Nuclear arms have a strong rationalization for multilateral armistice amongst nations during the age of globalization. There are many contested arguments promoting and disavowing the proliferation and application of weapons of mass destruction. The United States is the only nation to have ever used an atomic weapon on another nation. This may or may not have enlightened the world on the use of WMDs on civilian populations even during a time war. Even though the moralistic viewpoint may frown on the justification of collateral damage for the greater good, it is undeniable that there has been no war involving atomic weapons since World War II.
In the modern global-political scene, this rationalization may be counterproductive when used by foreign entities against our very own foreign policy. Subversive decision making during World War II may have reasoned that the use of the atomic bomb was the best possible option. We can only hope that this same conclusion never comes to fruition again. The future may be the only answer in which we may decide whether or not the bombing of Hiroshima and Nagasaki was justified.
- Magstadt, Thomas M. “Part V: Politics without Government.” Understanding Politics: Ideas, Institutions, and Issues. 8th ed. California: Wadsworth: Cengage Learning, 2009. 558-92. Print.
- Morgan, Barrington A. “Demöso » Globalization and Weapons Trade.” Demöso – Path to Global Democracy. Silvres Media Group, 28 June 2011. Web. 12 Nov. 2011. <http://www.demoso.org/?p=13>.

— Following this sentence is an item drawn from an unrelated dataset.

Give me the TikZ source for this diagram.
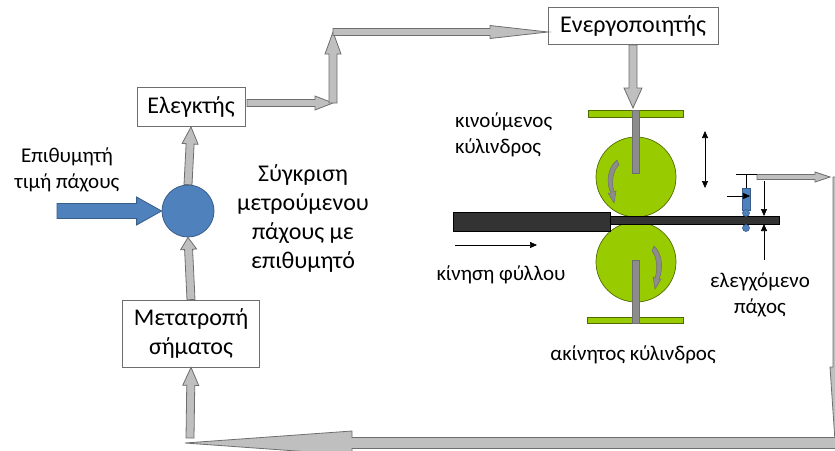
\documentclass[tikz,border=0pt]{standalone}
\usepackage{fontspec}
\setmainfont{Carlito}
\usetikzlibrary{calc,arrows.meta}

\definecolor{arrowgray}{HTML}{BFBFBF}
\definecolor{edgegray}{HTML}{6E6E6E}
\definecolor{rodgray}{HTML}{8C8C8C}
\definecolor{rollgreen}{HTML}{99CC00}
\definecolor{rolledge}{HTML}{4F6B00}
\definecolor{ctrlblue}{HTML}{4F81BD}
\definecolor{blueedge}{HTML}{385D8A}
\definecolor{sheetdark}{HTML}{333333}

% block arrow: #1 style, #2 start, #3 tip, #4 shaft half width, #5 head half width, #6 head length
\newcommand\blockarrow[6]{%
  \coordinate (ba-a) at #2;
  \coordinate (ba-b) at #3;
  \coordinate (ba-h) at ($(ba-b)!#6!(ba-a)$);
  \draw[#1]
    ($(ba-a)!#4!90:(ba-b)$) -- ($(ba-h)!#4!-90:(ba-a)$) -- ($(ba-h)!#5!-90:(ba-a)$)
    -- (ba-b) -- ($(ba-h)!#5!90:(ba-a)$) -- ($(ba-h)!#4!90:(ba-a)$)
    -- ($(ba-a)!#4!-90:(ba-b)$) -- cycle;
}

\tikzset{
  x=1pt, y=-1pt,
  grayarrow/.style={fill=arrowgray, draw=edgegray, line width=0.8pt, line join=miter},
  bluearrow/.style={fill=ctrlblue, draw=blueedge, line width=0.8pt},
  blockbox/.style={draw=edgegray, fill=white, line width=0.8pt, inner sep=0pt, align=center,
    font=\fontsize{24}{29}\selectfont},
  label/.style={inner sep=0pt, align=center, font=\fontsize{21}{26}\selectfont},
  bigtext/.style={inner sep=0pt, align=center, font=\fontsize{24}{29}\selectfont},
  rollpart/.style={fill=rollgreen, draw=rolledge, line width=0.7pt},
  rod/.style={fill=rodgray, draw=edgegray, line width=0.7pt},
  thin/.style={draw=black, line width=0.7pt},
  thinarrow/.style={draw=black, line width=0.7pt, -{Triangle[length=7pt,width=6pt]}},
}

\begin{document}
\begin{tikzpicture}
\useasboundingbox (0,0) rectangle (835,450);

% ---------------- control loop blocks ----------------
\node[blockbox, minimum width=108pt, minimum height=39pt] (ctrl) at (191,107) {Ελεγκτής};
\node[blockbox, minimum width=170pt, minimum height=37pt] (act) at (633,26) {Ενεργοποιητής};
\node[blockbox, minimum width=137pt, minimum height=67pt] (conv) at (191,333.5) {Μετατροπή\\σήματος};
\node[circle, fill=ctrlblue, draw=blueedge, line width=0.8pt, minimum size=52pt, inner sep=0pt] (cmp) at (188,211) {};

\node[label] (setp) at (67,170) {Επιθυμητή\\τιμή πάχους};
\node[bigtext] (cmptext) at (303,218) {Σύγκριση\\μετρούμενου\\πάχους με\\επιθυμητό};

% junction points of the routed arrows
\coordinate (j1) at (333,103);
\coordinate (j2) at (333,32);
\coordinate (ctrlout) at (247,103);
\coordinate (actin) at (548,32);
\coordinate (setin) at (57,211);
\coordinate (actout) at (633,45);
\coordinate (press) at (633,108);
\coordinate (sensout) at (757,177);
\coordinate (sensend) at (830,177);
\coordinate (rtop) at (841,177);
\coordinate (rtip) at (841,530);
\coordinate (bstart) at (850,443);
\coordinate (btip) at (185,443);
\coordinate (bup) at (190,438);

% set point into comparator
\blockarrow{bluearrow}{(setin)}{(cmp.west)}{7.5pt}{14pt}{25pt}
% comparator -> controller
\blockarrow{grayarrow}{(cmp.north)}{(ctrl.south)}{4pt}{8pt}{17pt}
% controller -> actuator
\blockarrow{grayarrow}{(ctrlout)}{(j1)}{3.5pt}{7pt}{18pt}
\blockarrow{grayarrow}{(j1)}{(j2)}{4pt}{8pt}{22pt}
\blockarrow{grayarrow}{(j2)}{(actin)}{3.5pt}{6.5pt}{58pt}
% actuator -> moving roll
\blockarrow{grayarrow}{(actout)}{(press)}{4pt}{9pt}{20pt}
% feedback path
\blockarrow{grayarrow}{(sensout)}{(sensend)}{2.5pt}{5pt}{15pt}
\blockarrow{grayarrow}{(rtop)}{(rtip)}{8pt}{11pt}{163pt}
\blockarrow{grayarrow}{(bstart)}{(btip)}{5.5pt}{12pt}{167pt}
\blockarrow{grayarrow}{(bup)}{(conv.south)}{4pt}{8pt}{18pt}
\blockarrow{grayarrow}{(conv.north)}{(cmp.south)}{4pt}{8pt}{12pt}

% ---------------- rolling mill ----------------
% upper (moving) roll
\draw[rollpart] (588,110) rectangle (683,117);
\draw[rollpart] (636,177) circle (40);
\draw[rod] (632,110) rectangle (639,173);
% lower (fixed) roll
\draw[rollpart] (587,317) rectangle (683,323);
\draw[rollpart] (636,262) circle (40);
\draw[rod] (632,260) rectangle (639,323);

% rotation marks on the rolls
\draw[rod, line width=0.5pt] (617,160) .. controls (607,168) and (606,184) .. (611,193)
  -- (608,193) -- (614,203) -- (616,191) -- (614,192) .. controls (611,182) and (613,170) .. (619,165) -- cycle;
\draw[rod, line width=0.5pt] (654,246) .. controls (663,254) and (663,270) .. (659,279)
  -- (661,279) -- (655,289) -- (653,277) -- (655,278) .. controls (658,270) and (657,257) .. (652,251) -- cycle;

% sheet: incoming (thick) and rolled (thin)
\draw[fill=sheetdark, draw=black, line width=0.5pt] (453,212) rectangle (610,231);
\draw[fill=sheetdark, draw=black, line width=0.5pt] (610,216) rectangle (779,224);

% thickness gauge
\draw[thin] (746,188) -- (746,174);
\draw[thin] (736,174) -- (757,174);
\draw[fill=ctrlblue, draw=blueedge, line width=0.6pt] (742,188) rectangle (750,210);
\draw[fill=ctrlblue, draw=blueedge, line width=0.6pt] (746,213) circle (3.5);
\draw[fill=ctrlblue, draw=blueedge, line width=0.6pt] (746,228) circle (3.5);
\coordinate (gaugein) at (727,196);
\coordinate (gaugetip) at (750,196);
\draw[thinarrow] (gaugein) -- (gaugetip);

% thickness dimension
\coordinate (dtop) at (764,181);
\coordinate (dtopend) at (764,216);
\coordinate (dbot) at (764,260);
\coordinate (dbotend) at (764,224);
\draw[thinarrow] (dtop) -- (dtopend);
\draw[thinarrow] (dbot) -- (dbotend);

% roll gap adjustment
\coordinate (adjt) at (705,131);
\coordinate (adjb) at (705,188);
\draw[thin, {Triangle[length=7pt,width=6pt]}-{Triangle[length=7pt,width=6pt]}] (adjt) -- (adjb);

% sheet motion
\coordinate (mvs) at (455,245);
\coordinate (mve) at (537,245);
\draw[thinarrow] (mvs) -- (mve);

% ---------------- labels ----------------
\node[label, align=left, anchor=west] (movroll) at (455,135) {κινούμενος\\κύλινδρος};
\node[label] (sheetmv) at (501,275) {κίνηση φύλλου};
\node[label] (thick) at (760,295) {ελεγχόμενο\\πάχος};
\node[label] (fixroll) at (633,355) {ακίνητος κύλινδρος};
\end{tikzpicture}
\end{document}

- Kristensen, Hans M. “Status of World Nuclear Forces.” Federation of American Scientists. FAS Website, Spring 2011. Web. 12 Nov. 2011. <http://www.fas.org/programs/ssp/nukes/nuclearweapons/nukestatus.html>.
- Brands, H. W. “Victory: Triumph and Destruction in the Pacific.” American Stories: A History of the United States. 2nd ed. Vol. 2. Upper Saddle River, NJ: Pearson Education, 2011. 697-99. Print.
- Modern Marvels: The Manhattan Project. Dir. Bruce Nash. Perf. Alexander B. Rubinow. The History Channel, 2002. Netflix.